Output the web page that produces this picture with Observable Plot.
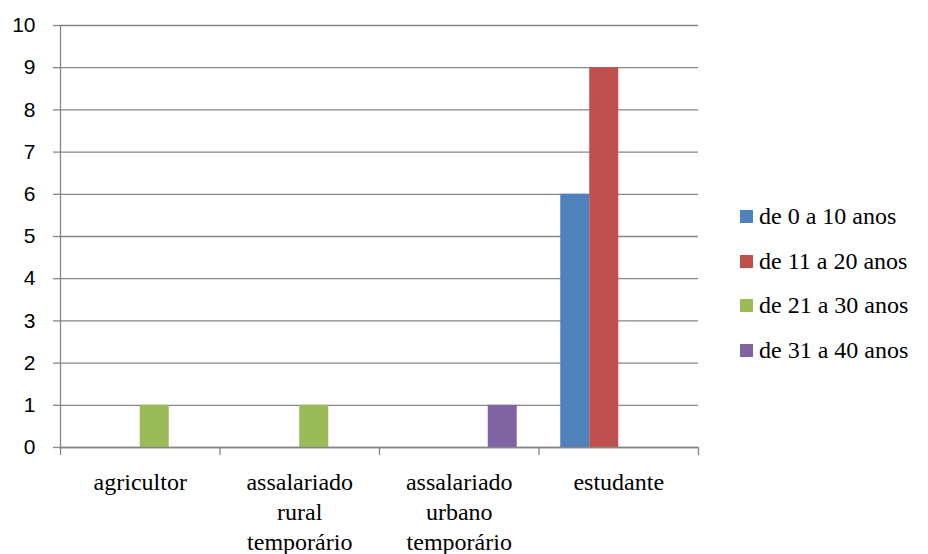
<!DOCTYPE html>
<html>
<head>
<meta charset="utf-8">
<script src="https://cdn.jsdelivr.net/npm/d3@7"></script>
<script src="https://cdn.jsdelivr.net/npm/@observablehq/plot@0.6"></script>
<style>
  html, body { margin: 0; padding: 0; background: #fff; }
  #chart { position: relative; width: 928px; height: 554px; }
  #legend {
    position: absolute; left: 740px; top: 194px;
    font-family: "Liberation Serif", "DejaVu Serif", serif;
    font-size: 24px; color: #000;
  }
  #legend .row { display: flex; align-items: center; height: 44.7px; }
  #legend .sw { width: 13px; height: 13px; margin-right: 6px; flex: none; }
</style>
</head>
<body>
<div id="chart"></div>
<script>
// Occupations (x groups) and their printed labels
const categories = ["agricultor", "assalariado rural temporário", "assalariado urbano temporário", "estudante"];
const categoryLabels = ["agricultor", "assalariado\nrural\ntemporário", "assalariado\nurbano\ntemporário", "estudante"];

// Age bands (series)
const series = ["de 0 a 10 anos", "de 11 a 20 anos", "de 21 a 30 anos", "de 31 a 40 anos"];
const colors = ["#4F81BD", "#C0504D", "#9BBB59", "#8064A2"];

// Counts per age band, one value per occupation
const age0to10 = [0, 0, 0, 6];
const age11to20 = [0, 0, 0, 9];
const age21to30 = [1, 1, 0, 0];
const age31to40 = [0, 0, 1, 0];

const yTicks = [0, 1, 2, 3, 4, 5, 6, 7, 8, 9, 10];

// Long table: each group is one unit wide on x, bars sit side by side
// with a gap of 0.75 bar widths on either side of the cluster.
const sideGap = 0.75;
const slots = series.length + 2 * sideGap;
const valuesBySeries = [age0to10, age11to20, age21to30, age31to40];
const rows = [];
categories.forEach((c, i) => {
  series.forEach((s, j) => {
    const v = valuesBySeries[j][i];
    if (v > 0) rows.push({
      category: c, series: s, value: v,
      x1: i + (sideGap + j) / slots,
      x2: i + (sideGap + j + 1) / slots
    });
  });
});

const gray = "#868686";
const serif = "'Liberation Serif', 'DejaVu Serif', serif";

const plot = Plot.plot({
  width: 928,
  height: 554,
  marginLeft: 60,
  marginRight: 230,
  marginTop: 25,
  marginBottom: 107,
  style: { fontFamily: serif, background: "#fff", overflow: "visible" },
  x: { type: "linear", domain: [0, categories.length] },
  y: { domain: [0, 10] },
  color: { domain: series, range: colors },
  marks: [
    Plot.gridY(yTicks, { stroke: gray, strokeOpacity: 1, strokeWidth: 1.3 }),
    Plot.axisY({
      ticks: yTicks, tickSize: 7, tickPadding: 18, stroke: gray, strokeWidth: 1.3,
      fontFamily: "'Liberation Sans', Arial, sans-serif", fontSize: 21, fill: "#000",
      tickFormat: d3.format("d"), label: null
    }),
    Plot.axisX({
      ticks: d3.range(0, categories.length + 1), tickSize: 8, stroke: gray, strokeWidth: 1.3,
      tickFormat: () => "", label: null
    }),
    Plot.rectY(rows, { x1: "x1", x2: "x2", y: "value", fill: "series" }),
    Plot.ruleY([0], { stroke: gray, strokeWidth: 1.3 }),
    Plot.ruleX([0], { stroke: gray, strokeWidth: 1.3 }),
    Plot.text(categoryLabels, {
      x: (d, i) => i + 0.5, y: () => 0,
      text: d => d, lineAnchor: "top", dy: 21, lineHeight: 1.25,
      fontFamily: serif, fontSize: 24, fill: "#000"
    })
  ]
});

const chart = document.getElementById("chart");
chart.appendChild(plot);

// Legend to the right of the plot area
const legend = document.createElement("div");
legend.id = "legend";
series.forEach((s, j) => {
  const row = document.createElement("div");
  row.className = "row";
  const sw = document.createElement("span");
  sw.className = "sw";
  sw.style.background = colors[j];
  const label = document.createElement("span");
  label.textContent = s;
  row.append(sw, label);
  legend.appendChild(row);
});
chart.appendChild(legend);
</script>
</body>
</html>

• Exercise prompt
Every line is to be duplicated exactly, though pictures stay out.

• Completed task
Output the web page that produces this picture with Observable Plot.
<!DOCTYPE html>
<html>
<head>
<meta charset="utf-8">
<script src="https://cdn.jsdelivr.net/npm/d3@7"></script>
<script src="https://cdn.jsdelivr.net/npm/@observablehq/plot@0.6"></script>
<style>
  html, body { margin: 0; padding: 0; background: #fff; }
  #chart { position: relative; width: 928px; height: 554px; }
  #legend {
    position: absolute; left: 740px; top: 194px;
    font-family: "Liberation Serif", "DejaVu Serif", serif;
    font-size: 24px; color: #000;
  }
  #legend .row { display: flex; align-items: center; height: 44.7px; }
  #legend .sw { width: 13px; height: 13px; margin-right: 6px; flex: none; }
</style>
</head>
<body>
<div id="chart"></div>
<script>
// Occupations (x groups) and their printed labels
const categories = ["agricultor", "assalariado rural temporário", "assalariado urbano temporário", "estudante"];
const categoryLabels = ["agricultor", "assalariado\nrural\ntemporário", "assalariado\nurbano\ntemporário", "estudante"];

// Age bands (series)
const series = ["de 0 a 10 anos", "de 11 a 20 anos", "de 21 a 30 anos", "de 31 a 40 anos"];
const colors = ["#4F81BD", "#C0504D", "#9BBB59", "#8064A2"];

// Counts per age band, one value per occupation
const age0to10 = [0, 0, 0, 6];
const age11to20 = [0, 0, 0, 9];
const age21to30 = [1, 1, 0, 0];
const age31to40 = [0, 0, 1, 0];

const yTicks = [0, 1, 2, 3, 4, 5, 6, 7, 8, 9, 10];

// Long table: each group is one unit wide on x, bars sit side by side
// with a gap of 0.75 bar widths on either side of the cluster.
const sideGap = 0.75;
const slots = series.length + 2 * sideGap;
const valuesBySeries = [age0to10, age11to20, age21to30, age31to40];
const rows = [];
categories.forEach((c, i) => {
  series.forEach((s, j) => {
    const v = valuesBySeries[j][i];
    if (v > 0) rows.push({
      category: c, series: s, value: v,
      x1: i + (sideGap + j) / slots,
      x2: i + (sideGap + j + 1) / slots
    });
  });
});

const gray = "#868686";
const serif = "'Liberation Serif', 'DejaVu Serif', serif";

const plot = Plot.plot({
  width: 928,
  height: 554,
  marginLeft: 60,
  marginRight: 230,
  marginTop: 25,
  marginBottom: 107,
  style: { fontFamily: serif, background: "#fff", overflow: "visible" },
  x: { type: "linear", domain: [0, categories.length] },
  y: { domain: [0, 10] },
  color: { domain: series, range: colors },
  marks: [
    Plot.gridY(yTicks, { stroke: gray, strokeOpacity: 1, strokeWidth: 1.3 }),
    Plot.axisY({
      ticks: yTicks, tickSize: 7, tickPadding: 18, stroke: gray, strokeWidth: 1.3,
      fontFamily: "'Liberation Sans', Arial, sans-serif", fontSize: 21, fill: "#000",
      tickFormat: d3.format("d"), label: null
    }),
    Plot.axisX({
      ticks: d3.range(0, categories.length + 1), tickSize: 8, stroke: gray, strokeWidth: 1.3,
      tickFormat: () => "", label: null
    }),
    Plot.rectY(rows, { x1: "x1", x2: "x2", y: "value", fill: "series" }),
    Plot.ruleY([0], { stroke: gray, strokeWidth: 1.3 }),
    Plot.ruleX([0], { stroke: gray, strokeWidth: 1.3 }),
    Plot.text(categoryLabels, {
      x: (d, i) => i + 0.5, y: () => 0,
      text: d => d, lineAnchor: "top", dy: 21, lineHeight: 1.25,
      fontFamily: serif, fontSize: 24, fill: "#000"
    })
  ]
});

const chart = document.getElementById("chart");
chart.appendChild(plot);

// Legend to the right of the plot area
const legend = document.createElement("div");
legend.id = "legend";
series.forEach((s, j) => {
  const row = document.createElement("div");
  row.className = "row";
  const sw = document.createElement("span");
  sw.className = "sw";
  sw.style.background = colors[j];
  const label = document.createElement("span");
  label.textContent = s;
  row.append(sw, label);
  legend.appendChild(row);
});
chart.appendChild(legend);
</script>
</body>
</html>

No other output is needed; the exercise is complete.